Michael Alexander
Michael Alexander

Reputation: 480

How does this array sorting function actually work?

I was working on some coding challenges for practice and came across one that stumped me. Reading an article about it, I came across the answer, which I cannot understand. The challenge was to create a function that sorts an array of integers in ascending order and returns it. The function is as follows:

function sortAscending(arr) {
    return arr.sort(function(a, b) {
        return a - b;
    });
}

What I can't understand is how sorting using the compare function return a - b actually works. If I have an array of random integers and I take a calculator and apply that arithmetic operation to each, it does not result in an array that is sorted in ascending order, it results in a completely different array. So that tells me I must be completely misunderstanding how this work. Anyone care to explain this to someone with basically no computer science knowledge?

Upvotes: 0

Views: 58

Answers (1)

Paul
Paul

Reputation: 36319

Your compare function (a,b) => a-b is telling the sort function how to sort. In other words, it tells sort how to compare two values at a time.
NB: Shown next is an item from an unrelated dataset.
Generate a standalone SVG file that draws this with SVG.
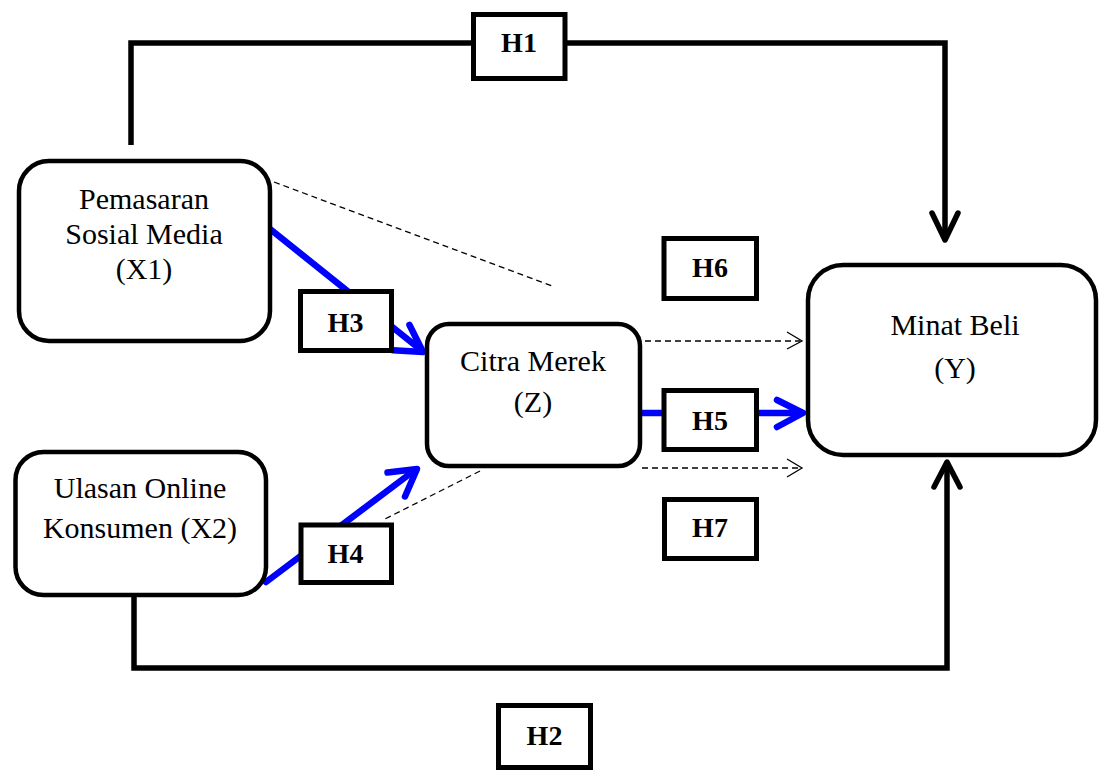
<svg xmlns="http://www.w3.org/2000/svg" width="1099" height="772" viewBox="0 0 1099 772">
<style>
.node{fill:#fff;stroke:#000;stroke-width:4.5}
.hbox{fill:#fff;stroke:#000;stroke-width:5}
.lbl{font-family:"Liberation Serif","Times New Roman",serif;font-size:30px;fill:#000;text-anchor:middle}
.h{font-family:"Liberation Serif","Times New Roman",serif;font-size:28px;font-weight:bold;fill:#000;text-anchor:middle}
.blk{fill:none;stroke:#000;stroke-width:5.5;stroke-linecap:round;stroke-linejoin:round}
.blkl{fill:none;stroke:#000;stroke-width:5.5;stroke-linejoin:miter}
.blue{fill:none;stroke:#0000FF;stroke-width:6.5;stroke-linecap:round;stroke-linejoin:round}
.dash{fill:none;stroke:#000;stroke-width:1.3;stroke-dasharray:6 4}
.thin{fill:none;stroke:#000;stroke-width:1.3}
</style>
<rect width="1099" height="772" fill="#fff"/>
<g id="connectors">
  <path class="blkl" d="M131 145 V43 H945 V238"/>
  <polyline class="blk" points="932,213 945,240 958,213"/>
  <path class="blkl" d="M134 597 V668 H947 V465"/>
  <polyline class="blk" points="934,487 947,462 960,487"/>
  <line class="dash" x1="274" y1="182" x2="552" y2="286"/>
  <line class="dash" x1="480" y1="471" x2="383" y2="520"/>
  <line class="dash" x1="645" y1="341" x2="800" y2="341"/>
  <polyline class="thin" points="787,332 802,341 787,349"/>
  <line class="dash" x1="642" y1="468" x2="801" y2="468"/>
  <polyline class="thin" points="787,459 802,468 787,477"/>
  <line class="blue" x1="270" y1="229" x2="421" y2="350"/>
  <polyline class="blue" points="409.5,325 423,352 393,350.3"/>
  <line class="blue" x1="266" y1="582" x2="415" y2="470"/>
  <polyline class="blue" points="387.5,472.5 417,469 405,496.5"/>
  <line class="blue" x1="642" y1="413" x2="800" y2="413"/>
  <polyline class="blue" points="777,400 803,413 777,427"/>
</g>
<g id="H1"><rect class="hbox" x="473.5" y="14.5" width="91.5" height="64"/><text class="h" x="519" y="52">H1</text></g>
<g id="H2"><rect class="hbox" x="498.5" y="705.5" width="92" height="62"/><text class="h" x="544.5" y="745">H2</text></g>
<g id="H3"><rect class="hbox" x="300.5" y="291.5" width="91" height="59"/><text class="h" x="345.5" y="331.5">H3</text></g>
<g id="H4"><rect class="hbox" x="301" y="525" width="90.5" height="57.5"/><text class="h" x="345.5" y="563">H4</text></g>
<g id="H5"><rect class="hbox" x="664" y="390.5" width="92.5" height="59"/><text class="h" x="710" y="430">H5</text></g>
<g id="H6"><rect class="hbox" x="664" y="238.5" width="92.5" height="60"/><text class="h" x="710" y="277">H6</text></g>
<g id="H7"><rect class="hbox" x="664.5" y="499.5" width="92" height="59"/><text class="h" x="710" y="537">H7</text></g>
<g id="X1"><rect class="node" x="19" y="161" width="251" height="180" rx="30"/>
  <text class="lbl" x="144" y="209">Pemasaran</text>
  <text class="lbl" x="144" y="244">Sosial Media</text>
  <text class="lbl" x="144" y="279">(X1)</text></g>
<g id="X2"><rect class="node" x="15.5" y="452" width="250.5" height="143" rx="28"/>
  <text class="lbl" x="140" y="498">Ulasan Online</text>
  <text class="lbl" x="140" y="538">Konsumen (X2)</text></g>
<g id="Z"><rect class="node" x="427" y="324" width="213" height="142" rx="22"/>
  <text class="lbl" x="533" y="371">Citra Merek</text>
  <text class="lbl" x="533" y="412">(Z)</text></g>
<g id="Y"><rect class="node" x="808" y="265" width="288" height="190" rx="35"/>
  <text class="lbl" x="955" y="335">Minat Beli</text>
  <text class="lbl" x="955" y="378">(Y)</text></g>
</svg>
Internally, sort applies your compare function repeatedly until it comes up with the sorted results.

if the return value is less than zero, a should be sorted to an index less than b (so a is placed in the array before b)

If the return value is greater than zero, a should be sorted to an index greater than b.

If the return value IS zero, then the order should remain unchanged.

Any undefined value (in either a or b) gets sorted to the end of the array w/o actually calling the compare function.